Akka mesh ServerCluster.ClusterId ClusterNode.NodeId rows
Main MAIN driver-a, driver-b (OPC UA publishers)
Site A SITE-A site-a-1, site-a-2
Site B SITE-B site-b-1, site-b-2

ClusterNode is the table for OPC UA-publishing nodes (not every Akka cluster member), which is why the main cluster's admin-a / admin-b don't get rows — they're control-plane-only.

Each ClusterNode.NodeId matches the node's Cluster__PublicHostname env value (Compose service name) — that's the lookup the runtime uses to resolve its own membership. ApplicationUri follows the urn:OtOpcUa:<NodeId> convention.

The SQL lives at seed/seed-clusters.sql; the wait-and-apply wrapper lives at seed/entrypoint.sh. To re-seed manually:

docker compose -f docker-dev/docker-compose.yml run --rm cluster-seed

Galaxy / MxAccess gateway

The seed also pre-creates a SystemPlatform Namespace + a GalaxyMxGateway DriverInstance in the MAIN cluster pointing at http://10.100.0.48:5120. The API key is resolved from the GALAXY_MXGW_API_KEY env var set on every driver-role container in compose; override via GALAXY_MXGW_API_KEY=... docker compose up -d to swap keys without editing the compose file.
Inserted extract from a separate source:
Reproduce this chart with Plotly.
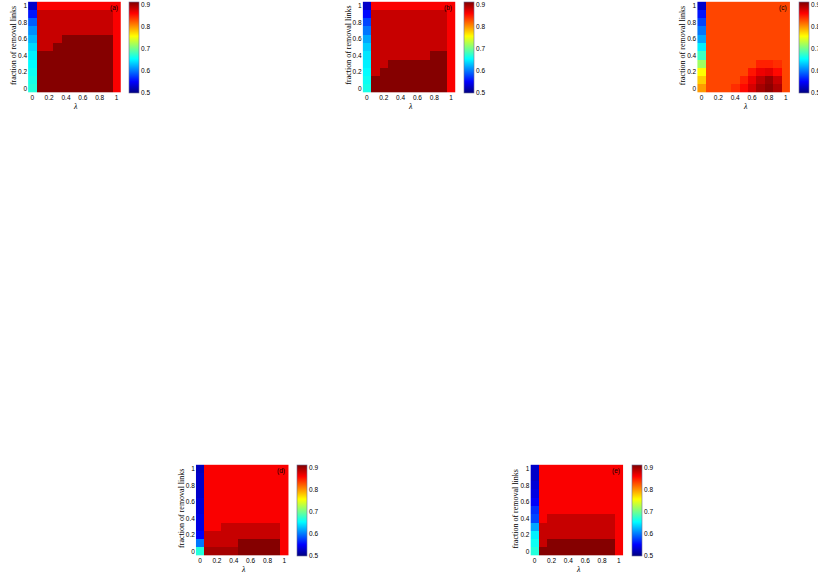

The DriverHost actor doesn't spawn drivers from raw DriverInstance rows on its own — the v2 deploy lifecycle requires a sealed Deployment before drivers materialise. After first bring-up, sign in to the Admin UI and click Deploy current configuration on /deployments to compose the seeded rows into an artifact and dispatch it. The Galaxy driver instance will start its gRPC connection to the gateway on the next deploy ack.

Bring up

# from the repo root
docker compose -f docker-dev/docker-compose.yml up -d --build

# wait ~20 seconds for SQL to come up + all three clusters to form

open http://localhost                      # main cluster admin UI
open http://site-a.localhost               # site A admin UI
open http://site-b.localhost               # site B admin UI
open http://localhost:8089                 # Traefik dashboard

On macOS, *.localhost resolves to 127.0.0.1 automatically. On Linux add 127.0.0.1 site-a.localhost site-b.localhost to /etc/hosts if your resolver doesn't.

The first build takes a few minutes (.NET SDK image + restore + publish). Subsequent rebuilds are faster with Docker's layer cache.

Auth (dev only)

Authentication__Ldap__DevStubMode=true is set on every host container, so any non-empty username/password signs in as a FleetAdmin user without contacting an LDAP server. Do not ship this configuration to production — set DevStubMode=false and wire a real LDAP backend before any non-dev deployment.

Tear down

docker compose -f docker-dev/docker-compose.yml down -v

The -v drops the SQL + LDAP volumes; remove it to keep ConfigDb state across restarts.

Failover smoke

  1. Watch the Traefik dashboard at http://localhost:8089. Both admin-a and admin-b should be listed as healthy in the otopcua-admin service.
  2. docker compose -f docker-dev/docker-compose.yml stop admin-aadmin-b should pick up the admin role-leader within ~15 s (Akka split-brain stable-after). Traefik will route traffic to admin-b once its /health/active returns 200.
  3. docker compose -f docker-dev/docker-compose.yml start admin-aadmin-a rejoins as a follower; admin-b keeps the leader role until something disturbs it.

Notes

  • This compose is for the local Mac/Linux developer rig. The team's CI + soak runs go to the remote docker host at 10.100.0.35 (see docs/v2/dev-environment.md); the file there mirrors this one with adjusted port bindings.
  • The OPC UA driver endpoints are reachable directly from the host (Traefik is only in front of the admin HTTP surface):
    • Main: opc.tcp://localhost:4840 (driver-a), opc.tcp://localhost:4841 (driver-b)
    • Site A: opc.tcp://localhost:4842 (site-a-1), opc.tcp://localhost:4843 (site-a-2)
    • Site B: opc.tcp://localhost:4844 (site-b-1), opc.tcp://localhost:4845 (site-b-2)
  • Galaxy + Wonderware drivers can't run in Linux containers (they need the Windows-only mxaccessgw + Historian SDK). On non-Windows, DriverInstanceActor.ShouldStub(driverType, roles) returns true for those types and the actor goes straight to a Stubbed state that returns deterministic success.